Your objective:
Transcribe the records below from the first line to the line that includes "color='#00BF6F', label='Responses', zorder=3)", inclusive, and omit the pictures.

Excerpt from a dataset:
___

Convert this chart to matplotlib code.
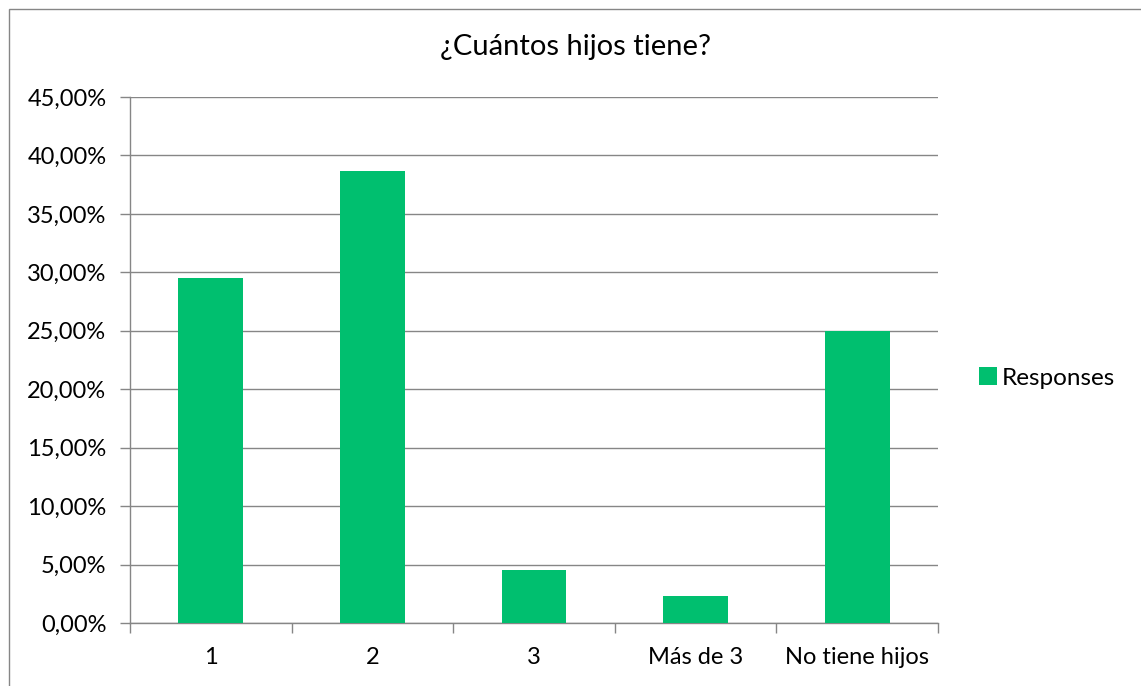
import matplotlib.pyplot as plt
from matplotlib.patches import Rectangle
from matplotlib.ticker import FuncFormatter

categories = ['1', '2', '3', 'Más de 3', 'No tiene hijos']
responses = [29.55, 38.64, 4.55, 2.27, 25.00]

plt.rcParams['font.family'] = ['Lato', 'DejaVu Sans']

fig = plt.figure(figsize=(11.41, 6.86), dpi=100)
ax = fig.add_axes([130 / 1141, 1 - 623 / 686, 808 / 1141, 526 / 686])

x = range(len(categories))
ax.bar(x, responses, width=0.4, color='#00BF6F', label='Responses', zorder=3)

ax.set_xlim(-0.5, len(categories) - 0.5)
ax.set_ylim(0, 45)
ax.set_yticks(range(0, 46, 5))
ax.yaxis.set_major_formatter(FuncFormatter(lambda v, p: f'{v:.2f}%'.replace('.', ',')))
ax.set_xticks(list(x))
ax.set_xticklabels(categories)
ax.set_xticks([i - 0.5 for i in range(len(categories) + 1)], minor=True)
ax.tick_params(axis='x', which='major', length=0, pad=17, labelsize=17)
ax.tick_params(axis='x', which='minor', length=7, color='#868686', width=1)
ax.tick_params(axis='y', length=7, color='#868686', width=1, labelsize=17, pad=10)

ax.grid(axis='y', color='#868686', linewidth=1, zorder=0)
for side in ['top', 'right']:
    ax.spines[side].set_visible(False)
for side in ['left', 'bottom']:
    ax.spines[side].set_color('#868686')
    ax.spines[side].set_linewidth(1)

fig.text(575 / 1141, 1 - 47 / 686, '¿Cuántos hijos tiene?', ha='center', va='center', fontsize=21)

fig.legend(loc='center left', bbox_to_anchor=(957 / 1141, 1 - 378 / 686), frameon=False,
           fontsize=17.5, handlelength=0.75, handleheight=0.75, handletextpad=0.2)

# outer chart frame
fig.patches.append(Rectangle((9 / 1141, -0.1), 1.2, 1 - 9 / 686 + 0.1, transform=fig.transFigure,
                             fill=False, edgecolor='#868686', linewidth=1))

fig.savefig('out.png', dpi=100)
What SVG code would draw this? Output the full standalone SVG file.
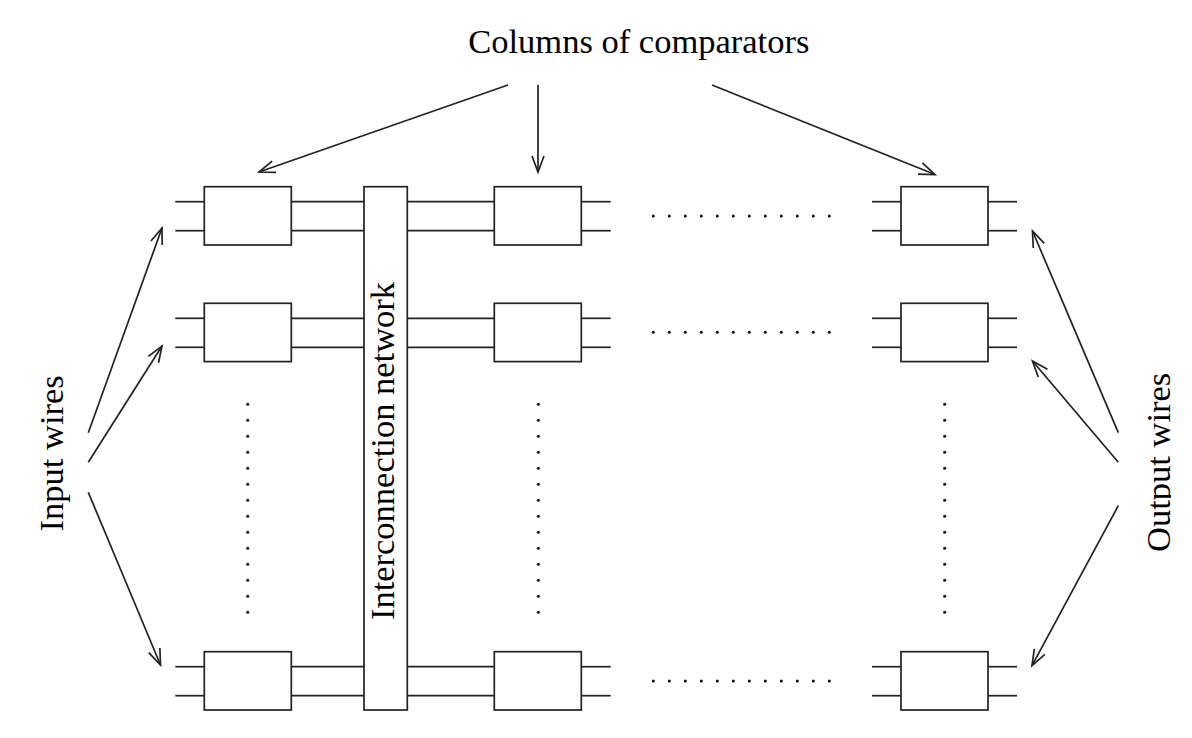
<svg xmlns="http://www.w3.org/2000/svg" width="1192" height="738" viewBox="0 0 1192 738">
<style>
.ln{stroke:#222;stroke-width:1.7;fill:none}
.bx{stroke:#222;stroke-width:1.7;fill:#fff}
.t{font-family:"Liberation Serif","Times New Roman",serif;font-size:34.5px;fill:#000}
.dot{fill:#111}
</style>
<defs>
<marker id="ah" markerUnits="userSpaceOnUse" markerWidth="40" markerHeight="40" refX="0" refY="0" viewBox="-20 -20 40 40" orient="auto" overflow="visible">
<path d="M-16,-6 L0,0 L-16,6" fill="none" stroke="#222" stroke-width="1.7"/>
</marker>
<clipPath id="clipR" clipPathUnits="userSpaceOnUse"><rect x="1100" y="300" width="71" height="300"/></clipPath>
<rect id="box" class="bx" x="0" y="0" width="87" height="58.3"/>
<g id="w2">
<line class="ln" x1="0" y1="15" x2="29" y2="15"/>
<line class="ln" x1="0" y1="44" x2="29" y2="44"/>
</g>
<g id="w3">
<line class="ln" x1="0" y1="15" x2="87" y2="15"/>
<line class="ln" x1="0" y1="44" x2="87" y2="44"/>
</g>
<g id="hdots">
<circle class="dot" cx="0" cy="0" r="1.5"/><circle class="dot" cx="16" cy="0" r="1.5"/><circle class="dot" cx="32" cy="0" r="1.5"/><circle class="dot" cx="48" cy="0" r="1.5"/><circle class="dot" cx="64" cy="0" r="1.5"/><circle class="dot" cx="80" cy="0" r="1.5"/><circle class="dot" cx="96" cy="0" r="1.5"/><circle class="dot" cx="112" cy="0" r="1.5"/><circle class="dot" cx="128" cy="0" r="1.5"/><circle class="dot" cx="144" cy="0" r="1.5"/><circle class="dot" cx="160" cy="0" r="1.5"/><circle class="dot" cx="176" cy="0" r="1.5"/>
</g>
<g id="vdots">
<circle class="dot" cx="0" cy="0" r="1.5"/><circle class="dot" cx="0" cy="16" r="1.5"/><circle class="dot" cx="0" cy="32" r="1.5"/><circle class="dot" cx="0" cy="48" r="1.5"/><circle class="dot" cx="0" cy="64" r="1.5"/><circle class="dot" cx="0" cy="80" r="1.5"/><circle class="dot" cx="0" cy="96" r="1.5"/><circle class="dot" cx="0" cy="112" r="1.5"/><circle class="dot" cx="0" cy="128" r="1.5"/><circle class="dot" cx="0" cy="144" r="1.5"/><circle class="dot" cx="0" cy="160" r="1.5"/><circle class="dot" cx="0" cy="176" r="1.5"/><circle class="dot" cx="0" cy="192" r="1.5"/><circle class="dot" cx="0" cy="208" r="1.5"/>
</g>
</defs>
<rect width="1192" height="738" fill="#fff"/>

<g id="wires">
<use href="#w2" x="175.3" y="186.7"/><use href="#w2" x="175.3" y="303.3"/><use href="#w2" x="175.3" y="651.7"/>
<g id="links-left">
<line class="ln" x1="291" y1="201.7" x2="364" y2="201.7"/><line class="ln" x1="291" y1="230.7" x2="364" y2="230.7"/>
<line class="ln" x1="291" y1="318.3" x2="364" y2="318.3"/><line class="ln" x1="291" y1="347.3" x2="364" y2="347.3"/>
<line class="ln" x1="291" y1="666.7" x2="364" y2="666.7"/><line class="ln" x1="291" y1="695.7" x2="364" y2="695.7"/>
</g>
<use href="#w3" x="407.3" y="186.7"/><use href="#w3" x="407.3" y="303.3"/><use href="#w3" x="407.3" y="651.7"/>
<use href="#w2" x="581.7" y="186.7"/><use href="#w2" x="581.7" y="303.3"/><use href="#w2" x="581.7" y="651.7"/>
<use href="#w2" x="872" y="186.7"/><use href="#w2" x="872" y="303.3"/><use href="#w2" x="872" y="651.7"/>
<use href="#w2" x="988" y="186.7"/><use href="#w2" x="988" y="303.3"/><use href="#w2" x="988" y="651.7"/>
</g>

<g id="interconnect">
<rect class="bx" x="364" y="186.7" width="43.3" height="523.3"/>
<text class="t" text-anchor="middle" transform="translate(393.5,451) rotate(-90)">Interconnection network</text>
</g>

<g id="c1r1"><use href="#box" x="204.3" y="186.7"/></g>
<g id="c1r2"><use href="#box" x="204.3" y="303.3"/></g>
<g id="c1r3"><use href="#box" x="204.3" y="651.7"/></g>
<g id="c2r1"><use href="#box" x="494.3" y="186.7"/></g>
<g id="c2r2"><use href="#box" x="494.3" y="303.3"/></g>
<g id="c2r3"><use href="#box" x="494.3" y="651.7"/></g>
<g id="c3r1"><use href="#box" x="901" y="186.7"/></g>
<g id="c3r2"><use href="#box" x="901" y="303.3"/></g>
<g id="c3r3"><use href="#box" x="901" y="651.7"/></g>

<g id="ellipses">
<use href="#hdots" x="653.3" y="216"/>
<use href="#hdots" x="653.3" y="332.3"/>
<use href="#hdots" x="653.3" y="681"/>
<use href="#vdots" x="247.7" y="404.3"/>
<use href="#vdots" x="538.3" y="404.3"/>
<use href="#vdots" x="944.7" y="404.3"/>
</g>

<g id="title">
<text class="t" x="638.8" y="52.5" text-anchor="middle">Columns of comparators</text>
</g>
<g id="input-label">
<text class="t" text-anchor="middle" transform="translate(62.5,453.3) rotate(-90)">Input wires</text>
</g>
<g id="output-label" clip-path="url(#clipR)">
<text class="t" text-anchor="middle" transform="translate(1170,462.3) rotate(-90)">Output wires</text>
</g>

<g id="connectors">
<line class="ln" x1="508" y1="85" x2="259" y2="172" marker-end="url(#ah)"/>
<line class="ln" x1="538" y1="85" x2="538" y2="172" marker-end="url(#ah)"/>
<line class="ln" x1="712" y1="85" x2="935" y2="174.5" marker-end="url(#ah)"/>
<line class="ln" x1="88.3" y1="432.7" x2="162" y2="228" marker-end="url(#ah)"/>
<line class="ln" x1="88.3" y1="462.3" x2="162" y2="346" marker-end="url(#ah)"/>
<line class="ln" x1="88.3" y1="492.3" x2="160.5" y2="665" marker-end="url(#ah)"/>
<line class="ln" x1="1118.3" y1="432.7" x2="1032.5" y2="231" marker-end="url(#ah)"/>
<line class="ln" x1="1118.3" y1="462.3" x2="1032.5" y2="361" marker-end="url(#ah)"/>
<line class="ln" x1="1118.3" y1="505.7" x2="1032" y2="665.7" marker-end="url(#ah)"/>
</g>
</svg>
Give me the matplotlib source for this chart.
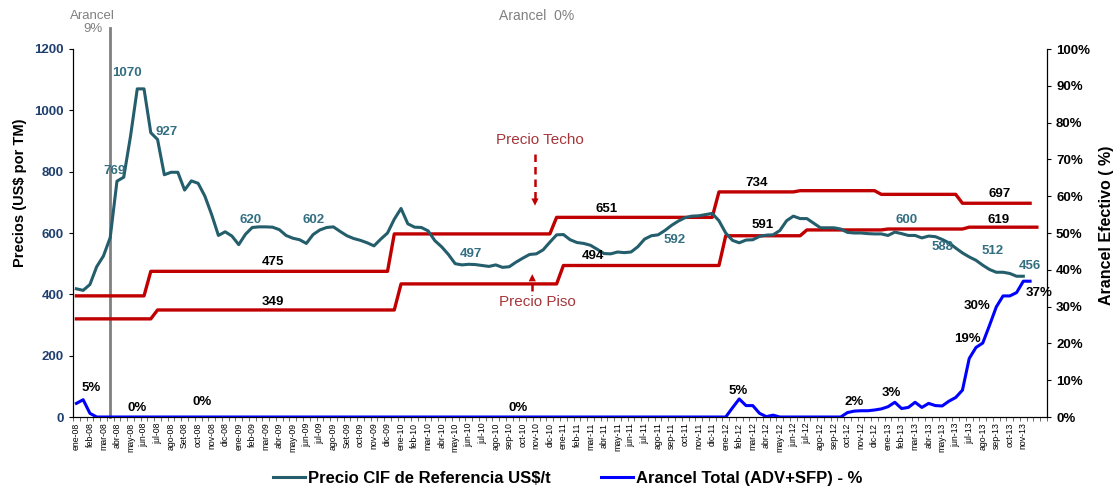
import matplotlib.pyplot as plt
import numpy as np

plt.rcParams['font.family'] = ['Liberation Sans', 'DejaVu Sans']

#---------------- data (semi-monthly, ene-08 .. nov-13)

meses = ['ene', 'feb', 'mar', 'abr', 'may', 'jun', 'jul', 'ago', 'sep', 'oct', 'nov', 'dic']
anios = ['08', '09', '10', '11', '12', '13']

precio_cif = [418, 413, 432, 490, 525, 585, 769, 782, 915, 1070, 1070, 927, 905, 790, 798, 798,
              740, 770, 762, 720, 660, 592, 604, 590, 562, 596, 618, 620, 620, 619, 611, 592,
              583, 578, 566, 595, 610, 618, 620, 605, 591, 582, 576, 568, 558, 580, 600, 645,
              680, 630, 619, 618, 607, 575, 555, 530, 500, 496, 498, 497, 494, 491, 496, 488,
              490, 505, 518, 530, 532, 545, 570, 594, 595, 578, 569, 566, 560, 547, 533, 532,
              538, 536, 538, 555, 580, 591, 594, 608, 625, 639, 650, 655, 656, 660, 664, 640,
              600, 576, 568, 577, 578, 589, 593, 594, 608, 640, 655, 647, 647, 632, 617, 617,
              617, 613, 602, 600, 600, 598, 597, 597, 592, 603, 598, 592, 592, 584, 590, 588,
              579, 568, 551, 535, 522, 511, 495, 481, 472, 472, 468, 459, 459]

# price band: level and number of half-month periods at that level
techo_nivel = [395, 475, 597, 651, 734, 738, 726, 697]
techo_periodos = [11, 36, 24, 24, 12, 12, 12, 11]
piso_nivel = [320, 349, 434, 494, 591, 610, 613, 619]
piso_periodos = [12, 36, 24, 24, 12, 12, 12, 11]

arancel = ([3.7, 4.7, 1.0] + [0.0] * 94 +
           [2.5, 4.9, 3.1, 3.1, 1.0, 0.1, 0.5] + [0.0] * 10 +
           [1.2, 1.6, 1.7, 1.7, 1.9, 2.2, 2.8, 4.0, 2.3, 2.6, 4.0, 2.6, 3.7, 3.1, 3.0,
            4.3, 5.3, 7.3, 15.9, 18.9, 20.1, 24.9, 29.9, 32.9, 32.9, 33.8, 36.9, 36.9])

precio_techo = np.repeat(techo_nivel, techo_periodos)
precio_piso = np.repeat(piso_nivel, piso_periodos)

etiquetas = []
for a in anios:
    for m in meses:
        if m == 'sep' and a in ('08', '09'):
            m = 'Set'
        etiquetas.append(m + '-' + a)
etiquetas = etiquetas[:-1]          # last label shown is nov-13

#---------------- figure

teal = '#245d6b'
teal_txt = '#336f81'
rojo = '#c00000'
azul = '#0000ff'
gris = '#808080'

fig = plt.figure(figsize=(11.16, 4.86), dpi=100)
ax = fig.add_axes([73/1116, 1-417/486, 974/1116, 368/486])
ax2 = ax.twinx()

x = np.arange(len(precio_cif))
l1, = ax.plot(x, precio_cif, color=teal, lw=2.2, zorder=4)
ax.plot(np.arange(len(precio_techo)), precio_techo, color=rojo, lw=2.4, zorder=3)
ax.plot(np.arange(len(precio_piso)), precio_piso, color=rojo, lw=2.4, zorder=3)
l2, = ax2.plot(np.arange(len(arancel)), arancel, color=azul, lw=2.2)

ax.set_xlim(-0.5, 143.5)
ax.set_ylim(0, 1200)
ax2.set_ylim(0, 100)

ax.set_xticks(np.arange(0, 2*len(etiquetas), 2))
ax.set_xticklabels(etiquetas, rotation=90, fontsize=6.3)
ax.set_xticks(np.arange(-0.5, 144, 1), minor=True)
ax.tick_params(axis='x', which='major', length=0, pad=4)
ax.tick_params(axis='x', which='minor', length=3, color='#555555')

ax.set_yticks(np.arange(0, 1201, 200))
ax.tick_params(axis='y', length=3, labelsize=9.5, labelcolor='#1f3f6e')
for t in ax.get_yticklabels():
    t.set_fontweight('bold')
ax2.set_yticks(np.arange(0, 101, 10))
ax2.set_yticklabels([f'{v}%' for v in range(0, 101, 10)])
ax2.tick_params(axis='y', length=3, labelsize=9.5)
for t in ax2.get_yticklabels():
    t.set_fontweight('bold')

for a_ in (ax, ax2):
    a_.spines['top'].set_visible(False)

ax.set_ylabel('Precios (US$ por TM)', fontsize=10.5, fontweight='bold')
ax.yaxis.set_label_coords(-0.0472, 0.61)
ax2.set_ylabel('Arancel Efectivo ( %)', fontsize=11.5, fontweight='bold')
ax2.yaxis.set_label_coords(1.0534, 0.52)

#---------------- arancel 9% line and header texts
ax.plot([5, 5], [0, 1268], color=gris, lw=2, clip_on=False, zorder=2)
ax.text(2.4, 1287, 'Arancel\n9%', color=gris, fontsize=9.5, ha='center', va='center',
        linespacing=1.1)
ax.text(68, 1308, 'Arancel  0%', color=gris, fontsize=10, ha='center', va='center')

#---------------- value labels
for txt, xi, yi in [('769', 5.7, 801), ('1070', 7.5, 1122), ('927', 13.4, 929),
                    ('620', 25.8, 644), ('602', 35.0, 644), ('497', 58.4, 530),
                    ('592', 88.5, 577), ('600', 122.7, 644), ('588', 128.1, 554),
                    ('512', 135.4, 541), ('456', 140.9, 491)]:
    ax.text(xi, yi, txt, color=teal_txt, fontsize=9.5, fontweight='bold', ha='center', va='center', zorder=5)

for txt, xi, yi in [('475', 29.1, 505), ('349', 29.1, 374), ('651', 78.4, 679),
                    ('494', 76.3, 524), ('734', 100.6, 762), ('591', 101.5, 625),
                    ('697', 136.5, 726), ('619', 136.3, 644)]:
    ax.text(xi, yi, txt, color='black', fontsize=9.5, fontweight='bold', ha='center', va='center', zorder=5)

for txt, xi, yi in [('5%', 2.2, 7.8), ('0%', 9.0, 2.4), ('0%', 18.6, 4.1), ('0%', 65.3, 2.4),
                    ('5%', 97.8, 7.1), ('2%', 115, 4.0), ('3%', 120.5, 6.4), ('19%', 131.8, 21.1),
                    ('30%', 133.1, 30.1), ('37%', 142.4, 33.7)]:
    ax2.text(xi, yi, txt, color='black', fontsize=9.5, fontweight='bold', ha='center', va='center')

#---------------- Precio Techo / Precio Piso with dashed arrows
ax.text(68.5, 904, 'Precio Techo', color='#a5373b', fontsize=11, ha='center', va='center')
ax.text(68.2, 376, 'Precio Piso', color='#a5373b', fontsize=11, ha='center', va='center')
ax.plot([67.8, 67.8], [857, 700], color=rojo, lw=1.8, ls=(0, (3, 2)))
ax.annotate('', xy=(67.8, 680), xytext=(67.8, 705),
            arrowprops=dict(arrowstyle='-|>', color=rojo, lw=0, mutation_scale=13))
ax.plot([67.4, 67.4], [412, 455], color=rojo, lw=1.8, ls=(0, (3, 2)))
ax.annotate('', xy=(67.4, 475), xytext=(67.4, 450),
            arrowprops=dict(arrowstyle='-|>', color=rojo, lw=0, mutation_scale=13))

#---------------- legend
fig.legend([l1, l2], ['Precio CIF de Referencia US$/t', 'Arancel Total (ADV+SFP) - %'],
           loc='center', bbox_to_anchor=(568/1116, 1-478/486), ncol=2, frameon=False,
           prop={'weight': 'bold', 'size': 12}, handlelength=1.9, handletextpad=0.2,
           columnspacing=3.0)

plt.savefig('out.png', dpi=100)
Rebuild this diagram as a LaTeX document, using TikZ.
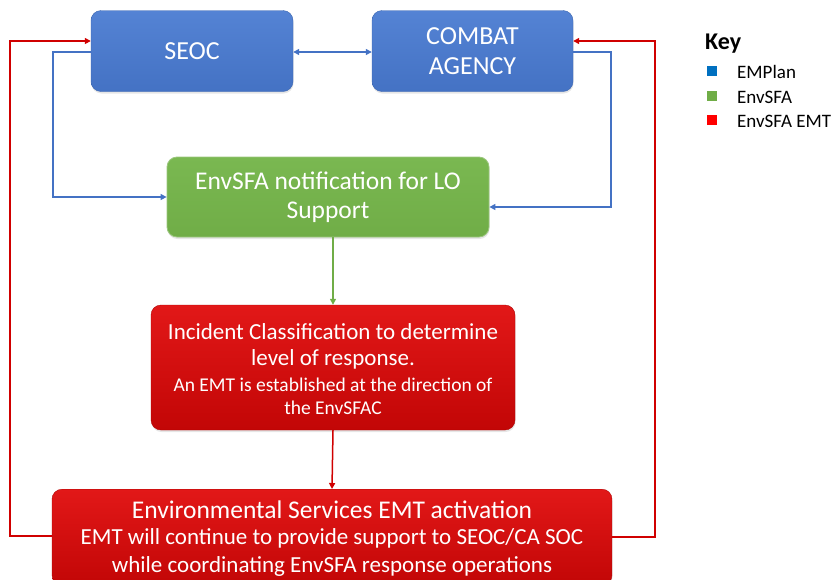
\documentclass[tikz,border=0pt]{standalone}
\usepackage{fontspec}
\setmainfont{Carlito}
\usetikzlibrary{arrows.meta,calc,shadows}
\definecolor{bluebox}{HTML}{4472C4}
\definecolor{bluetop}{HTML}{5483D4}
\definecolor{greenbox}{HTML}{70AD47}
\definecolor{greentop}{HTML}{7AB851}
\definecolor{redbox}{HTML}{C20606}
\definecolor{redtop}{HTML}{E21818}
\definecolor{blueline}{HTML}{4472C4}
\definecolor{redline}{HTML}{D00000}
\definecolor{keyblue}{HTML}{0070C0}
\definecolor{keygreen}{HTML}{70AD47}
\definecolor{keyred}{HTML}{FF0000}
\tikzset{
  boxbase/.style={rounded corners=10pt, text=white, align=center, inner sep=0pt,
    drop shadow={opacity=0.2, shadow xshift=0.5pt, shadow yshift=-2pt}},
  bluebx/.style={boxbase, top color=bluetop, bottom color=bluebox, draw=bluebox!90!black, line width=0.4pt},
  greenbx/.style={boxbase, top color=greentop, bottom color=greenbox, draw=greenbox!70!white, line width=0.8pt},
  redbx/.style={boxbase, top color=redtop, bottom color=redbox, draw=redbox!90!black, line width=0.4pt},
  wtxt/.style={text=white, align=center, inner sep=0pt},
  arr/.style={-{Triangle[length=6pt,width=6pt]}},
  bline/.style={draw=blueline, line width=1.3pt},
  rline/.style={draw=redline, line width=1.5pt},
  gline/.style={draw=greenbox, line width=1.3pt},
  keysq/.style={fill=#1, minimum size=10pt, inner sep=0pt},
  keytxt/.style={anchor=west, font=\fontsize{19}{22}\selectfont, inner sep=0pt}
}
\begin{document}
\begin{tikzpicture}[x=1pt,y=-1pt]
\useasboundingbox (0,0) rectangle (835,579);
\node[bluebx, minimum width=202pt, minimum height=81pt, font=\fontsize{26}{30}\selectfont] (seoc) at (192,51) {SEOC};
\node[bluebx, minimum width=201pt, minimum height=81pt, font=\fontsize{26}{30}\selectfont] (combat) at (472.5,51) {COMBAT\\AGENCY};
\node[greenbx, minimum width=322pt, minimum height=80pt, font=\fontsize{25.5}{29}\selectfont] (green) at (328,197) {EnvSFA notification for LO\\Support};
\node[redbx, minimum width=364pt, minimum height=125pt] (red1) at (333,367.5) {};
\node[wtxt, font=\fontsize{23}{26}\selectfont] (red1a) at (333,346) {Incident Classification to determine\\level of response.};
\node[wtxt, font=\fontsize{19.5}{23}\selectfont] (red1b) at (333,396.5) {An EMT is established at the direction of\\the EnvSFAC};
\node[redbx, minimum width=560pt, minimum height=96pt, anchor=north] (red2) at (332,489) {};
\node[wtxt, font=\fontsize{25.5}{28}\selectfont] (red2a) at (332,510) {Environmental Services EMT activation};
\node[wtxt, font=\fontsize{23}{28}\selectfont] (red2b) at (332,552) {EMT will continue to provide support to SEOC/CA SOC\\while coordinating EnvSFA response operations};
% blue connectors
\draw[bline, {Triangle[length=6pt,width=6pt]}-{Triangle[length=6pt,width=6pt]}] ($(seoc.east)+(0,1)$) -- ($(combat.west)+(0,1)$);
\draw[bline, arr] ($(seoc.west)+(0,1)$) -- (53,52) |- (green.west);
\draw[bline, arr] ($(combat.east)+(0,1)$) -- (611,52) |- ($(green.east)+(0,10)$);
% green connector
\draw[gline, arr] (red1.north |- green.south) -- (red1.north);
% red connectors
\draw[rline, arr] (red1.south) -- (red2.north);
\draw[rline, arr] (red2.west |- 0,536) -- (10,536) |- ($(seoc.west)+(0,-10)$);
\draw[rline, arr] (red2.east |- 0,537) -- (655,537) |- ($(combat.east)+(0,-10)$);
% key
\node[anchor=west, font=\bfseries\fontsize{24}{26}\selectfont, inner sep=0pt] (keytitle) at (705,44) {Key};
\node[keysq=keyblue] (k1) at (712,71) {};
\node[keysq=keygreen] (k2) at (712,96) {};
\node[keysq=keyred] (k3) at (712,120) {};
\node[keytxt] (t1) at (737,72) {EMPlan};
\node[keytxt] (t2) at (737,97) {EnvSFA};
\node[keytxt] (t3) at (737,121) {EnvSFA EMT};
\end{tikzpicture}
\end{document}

___

Output below:
Convert this chart to matplotlib code.
import matplotlib.pyplot as plt
from matplotlib.patches import Rectangle
from matplotlib.ticker import FuncFormatter

categories = ['1', '2', '3', 'Más de 3', 'No tiene hijos']
responses = [29.55, 38.64, 4.55, 2.27, 25.00]

plt.rcParams['font.family'] = ['Lato', 'DejaVu Sans']

fig = plt.figure(figsize=(11.41, 6.86), dpi=100)
ax = fig.add_axes([130 / 1141, 1 - 623 / 686, 808 / 1141, 526 / 686])

x = range(len(categories))
ax.bar(x, responses, width=0.4, color='#00BF6F', label='Responses', zorder=3)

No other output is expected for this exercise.